### What you should do
Reproduce the listing exactly, with no pictures in your copy.

### Given data
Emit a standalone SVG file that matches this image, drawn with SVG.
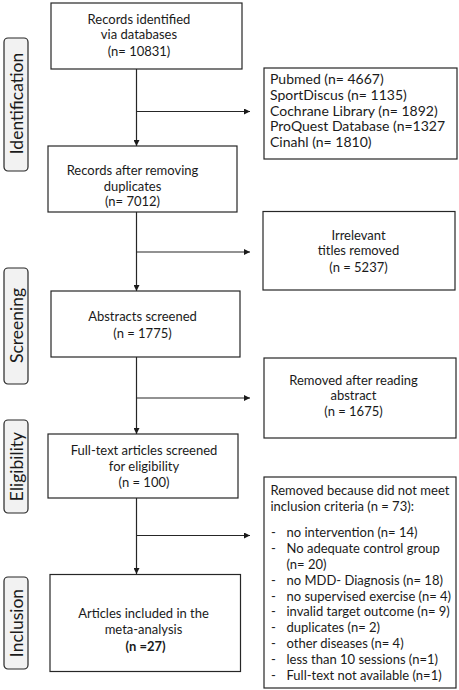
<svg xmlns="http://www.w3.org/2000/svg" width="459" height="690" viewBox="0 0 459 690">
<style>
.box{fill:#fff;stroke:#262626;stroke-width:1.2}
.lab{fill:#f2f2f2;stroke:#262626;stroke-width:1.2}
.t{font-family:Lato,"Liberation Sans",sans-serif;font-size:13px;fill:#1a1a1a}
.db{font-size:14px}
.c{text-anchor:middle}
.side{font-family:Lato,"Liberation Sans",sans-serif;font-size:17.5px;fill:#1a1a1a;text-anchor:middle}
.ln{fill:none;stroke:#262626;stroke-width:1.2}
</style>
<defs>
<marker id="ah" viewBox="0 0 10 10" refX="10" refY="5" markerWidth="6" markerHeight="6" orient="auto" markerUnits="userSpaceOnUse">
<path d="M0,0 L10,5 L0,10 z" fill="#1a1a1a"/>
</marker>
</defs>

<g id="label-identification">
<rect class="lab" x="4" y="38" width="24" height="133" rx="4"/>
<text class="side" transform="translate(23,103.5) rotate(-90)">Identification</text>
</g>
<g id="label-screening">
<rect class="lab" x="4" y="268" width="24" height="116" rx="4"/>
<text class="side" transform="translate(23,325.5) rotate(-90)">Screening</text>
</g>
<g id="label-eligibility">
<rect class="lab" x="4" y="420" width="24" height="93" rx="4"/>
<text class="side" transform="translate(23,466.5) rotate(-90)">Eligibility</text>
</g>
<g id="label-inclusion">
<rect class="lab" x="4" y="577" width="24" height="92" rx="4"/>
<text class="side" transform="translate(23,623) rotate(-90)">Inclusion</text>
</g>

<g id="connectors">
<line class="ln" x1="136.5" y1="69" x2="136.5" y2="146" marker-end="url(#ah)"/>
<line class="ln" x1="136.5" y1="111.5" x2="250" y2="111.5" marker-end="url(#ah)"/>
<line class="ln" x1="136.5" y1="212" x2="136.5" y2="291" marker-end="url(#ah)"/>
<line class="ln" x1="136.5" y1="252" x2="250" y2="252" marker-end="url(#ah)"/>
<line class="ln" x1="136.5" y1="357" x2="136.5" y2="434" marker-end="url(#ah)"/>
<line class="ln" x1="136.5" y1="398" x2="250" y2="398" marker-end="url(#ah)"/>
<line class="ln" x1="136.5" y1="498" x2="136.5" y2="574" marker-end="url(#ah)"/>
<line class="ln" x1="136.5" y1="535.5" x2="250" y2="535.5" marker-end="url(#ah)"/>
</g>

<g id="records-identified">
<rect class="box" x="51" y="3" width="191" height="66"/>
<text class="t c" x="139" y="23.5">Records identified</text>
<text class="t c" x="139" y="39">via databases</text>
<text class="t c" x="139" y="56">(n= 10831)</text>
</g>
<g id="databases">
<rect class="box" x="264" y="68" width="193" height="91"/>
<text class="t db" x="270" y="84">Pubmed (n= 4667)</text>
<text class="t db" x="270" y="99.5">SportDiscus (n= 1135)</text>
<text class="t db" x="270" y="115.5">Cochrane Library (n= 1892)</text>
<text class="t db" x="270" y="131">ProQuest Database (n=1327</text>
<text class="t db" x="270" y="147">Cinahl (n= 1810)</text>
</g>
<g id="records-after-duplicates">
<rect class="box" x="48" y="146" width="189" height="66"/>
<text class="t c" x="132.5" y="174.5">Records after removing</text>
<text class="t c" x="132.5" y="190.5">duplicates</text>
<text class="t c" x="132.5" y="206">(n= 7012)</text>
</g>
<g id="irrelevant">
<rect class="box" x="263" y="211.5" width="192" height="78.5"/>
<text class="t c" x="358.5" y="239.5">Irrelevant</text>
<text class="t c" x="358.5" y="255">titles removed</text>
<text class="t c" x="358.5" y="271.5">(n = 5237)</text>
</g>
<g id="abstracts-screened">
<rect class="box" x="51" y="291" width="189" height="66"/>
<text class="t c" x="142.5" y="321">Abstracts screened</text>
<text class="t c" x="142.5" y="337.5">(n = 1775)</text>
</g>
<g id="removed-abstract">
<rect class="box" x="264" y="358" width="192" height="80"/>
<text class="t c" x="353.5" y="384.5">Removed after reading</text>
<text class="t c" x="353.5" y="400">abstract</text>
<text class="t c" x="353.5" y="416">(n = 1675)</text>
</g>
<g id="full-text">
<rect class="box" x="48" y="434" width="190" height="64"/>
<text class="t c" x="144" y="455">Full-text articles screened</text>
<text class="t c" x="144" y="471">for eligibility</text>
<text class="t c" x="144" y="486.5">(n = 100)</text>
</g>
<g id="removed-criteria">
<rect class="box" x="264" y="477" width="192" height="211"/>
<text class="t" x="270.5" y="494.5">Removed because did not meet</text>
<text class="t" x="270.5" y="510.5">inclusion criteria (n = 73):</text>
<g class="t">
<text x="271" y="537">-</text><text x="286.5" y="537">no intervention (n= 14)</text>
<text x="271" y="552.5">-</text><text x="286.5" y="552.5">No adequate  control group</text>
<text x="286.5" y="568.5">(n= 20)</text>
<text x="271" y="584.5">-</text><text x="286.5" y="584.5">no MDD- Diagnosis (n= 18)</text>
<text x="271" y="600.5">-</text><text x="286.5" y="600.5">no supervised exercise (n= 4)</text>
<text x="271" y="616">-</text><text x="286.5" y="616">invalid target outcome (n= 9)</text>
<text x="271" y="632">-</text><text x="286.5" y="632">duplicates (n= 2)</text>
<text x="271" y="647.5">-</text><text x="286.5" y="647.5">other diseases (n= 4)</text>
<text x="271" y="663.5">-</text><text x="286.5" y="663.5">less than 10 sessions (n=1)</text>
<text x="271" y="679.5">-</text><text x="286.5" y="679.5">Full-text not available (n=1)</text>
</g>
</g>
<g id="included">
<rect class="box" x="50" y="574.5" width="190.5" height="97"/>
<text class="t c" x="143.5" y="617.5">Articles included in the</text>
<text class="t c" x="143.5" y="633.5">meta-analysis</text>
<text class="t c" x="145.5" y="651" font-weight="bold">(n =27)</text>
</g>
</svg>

### Result
Emit a standalone SVG file that matches this image, drawn with SVG.
<svg xmlns="http://www.w3.org/2000/svg" width="459" height="690" viewBox="0 0 459 690">
<style>
.box{fill:#fff;stroke:#262626;stroke-width:1.2}
.lab{fill:#f2f2f2;stroke:#262626;stroke-width:1.2}
.t{font-family:Lato,"Liberation Sans",sans-serif;font-size:13px;fill:#1a1a1a}
.db{font-size:14px}
.c{text-anchor:middle}
.side{font-family:Lato,"Liberation Sans",sans-serif;font-size:17.5px;fill:#1a1a1a;text-anchor:middle}
.ln{fill:none;stroke:#262626;stroke-width:1.2}
</style>
<defs>
<marker id="ah" viewBox="0 0 10 10" refX="10" refY="5" markerWidth="6" markerHeight="6" orient="auto" markerUnits="userSpaceOnUse">
<path d="M0,0 L10,5 L0,10 z" fill="#1a1a1a"/>
</marker>
</defs>

<g id="label-identification">
<rect class="lab" x="4" y="38" width="24" height="133" rx="4"/>
<text class="side" transform="translate(23,103.5) rotate(-90)">Identification</text>
</g>
<g id="label-screening">
<rect class="lab" x="4" y="268" width="24" height="116" rx="4"/>
<text class="side" transform="translate(23,325.5) rotate(-90)">Screening</text>
</g>
<g id="label-eligibility">
<rect class="lab" x="4" y="420" width="24" height="93" rx="4"/>
<text class="side" transform="translate(23,466.5) rotate(-90)">Eligibility</text>
</g>
<g id="label-inclusion">
<rect class="lab" x="4" y="577" width="24" height="92" rx="4"/>
<text class="side" transform="translate(23,623) rotate(-90)">Inclusion</text>
</g>

<g id="connectors">
<line class="ln" x1="136.5" y1="69" x2="136.5" y2="146" marker-end="url(#ah)"/>
<line class="ln" x1="136.5" y1="111.5" x2="250" y2="111.5" marker-end="url(#ah)"/>
<line class="ln" x1="136.5" y1="212" x2="136.5" y2="291" marker-end="url(#ah)"/>
<line class="ln" x1="136.5" y1="252" x2="250" y2="252" marker-end="url(#ah)"/>
<line class="ln" x1="136.5" y1="357" x2="136.5" y2="434" marker-end="url(#ah)"/>
<line class="ln" x1="136.5" y1="398" x2="250" y2="398" marker-end="url(#ah)"/>
<line class="ln" x1="136.5" y1="498" x2="136.5" y2="574" marker-end="url(#ah)"/>
<line class="ln" x1="136.5" y1="535.5" x2="250" y2="535.5" marker-end="url(#ah)"/>
</g>

<g id="records-identified">
<rect class="box" x="51" y="3" width="191" height="66"/>
<text class="t c" x="139" y="23.5">Records identified</text>
<text class="t c" x="139" y="39">via databases</text>
<text class="t c" x="139" y="56">(n= 10831)</text>
</g>
<g id="databases">
<rect class="box" x="264" y="68" width="193" height="91"/>
<text class="t db" x="270" y="84">Pubmed (n= 4667)</text>
<text class="t db" x="270" y="99.5">SportDiscus (n= 1135)</text>
<text class="t db" x="270" y="115.5">Cochrane Library (n= 1892)</text>
<text class="t db" x="270" y="131">ProQuest Database (n=1327</text>
<text class="t db" x="270" y="147">Cinahl (n= 1810)</text>
</g>
<g id="records-after-duplicates">
<rect class="box" x="48" y="146" width="189" height="66"/>
<text class="t c" x="132.5" y="174.5">Records after removing</text>
<text class="t c" x="132.5" y="190.5">duplicates</text>
<text class="t c" x="132.5" y="206">(n= 7012)</text>
</g>
<g id="irrelevant">
<rect class="box" x="263" y="211.5" width="192" height="78.5"/>
<text class="t c" x="358.5" y="239.5">Irrelevant</text>
<text class="t c" x="358.5" y="255">titles removed</text>
<text class="t c" x="358.5" y="271.5">(n = 5237)</text>
</g>
<g id="abstracts-screened">
<rect class="box" x="51" y="291" width="189" height="66"/>
<text class="t c" x="142.5" y="321">Abstracts screened</text>
<text class="t c" x="142.5" y="337.5">(n = 1775)</text>
</g>
<g id="removed-abstract">
<rect class="box" x="264" y="358" width="192" height="80"/>
<text class="t c" x="353.5" y="384.5">Removed after reading</text>
<text class="t c" x="353.5" y="400">abstract</text>
<text class="t c" x="353.5" y="416">(n = 1675)</text>
</g>
<g id="full-text">
<rect class="box" x="48" y="434" width="190" height="64"/>
<text class="t c" x="144" y="455">Full-text articles screened</text>
<text class="t c" x="144" y="471">for eligibility</text>
<text class="t c" x="144" y="486.5">(n = 100)</text>
</g>
<g id="removed-criteria">
<rect class="box" x="264" y="477" width="192" height="211"/>
<text class="t" x="270.5" y="494.5">Removed because did not meet</text>
<text class="t" x="270.5" y="510.5">inclusion criteria (n = 73):</text>
<g class="t">
<text x="271" y="537">-</text><text x="286.5" y="537">no intervention (n= 14)</text>
<text x="271" y="552.5">-</text><text x="286.5" y="552.5">No adequate  control group</text>
<text x="286.5" y="568.5">(n= 20)</text>
<text x="271" y="584.5">-</text><text x="286.5" y="584.5">no MDD- Diagnosis (n= 18)</text>
<text x="271" y="600.5">-</text><text x="286.5" y="600.5">no supervised exercise (n= 4)</text>
<text x="271" y="616">-</text><text x="286.5" y="616">invalid target outcome (n= 9)</text>
<text x="271" y="632">-</text><text x="286.5" y="632">duplicates (n= 2)</text>
<text x="271" y="647.5">-</text><text x="286.5" y="647.5">other diseases (n= 4)</text>
<text x="271" y="663.5">-</text><text x="286.5" y="663.5">less than 10 sessions (n=1)</text>
<text x="271" y="679.5">-</text><text x="286.5" y="679.5">Full-text not available (n=1)</text>
</g>
</g>
<g id="included">
<rect class="box" x="50" y="574.5" width="190.5" height="97"/>
<text class="t c" x="143.5" y="617.5">Articles included in the</text>
<text class="t c" x="143.5" y="633.5">meta-analysis</text>
<text class="t c" x="145.5" y="651" font-weight="bold">(n =27)</text>
</g>
</svg>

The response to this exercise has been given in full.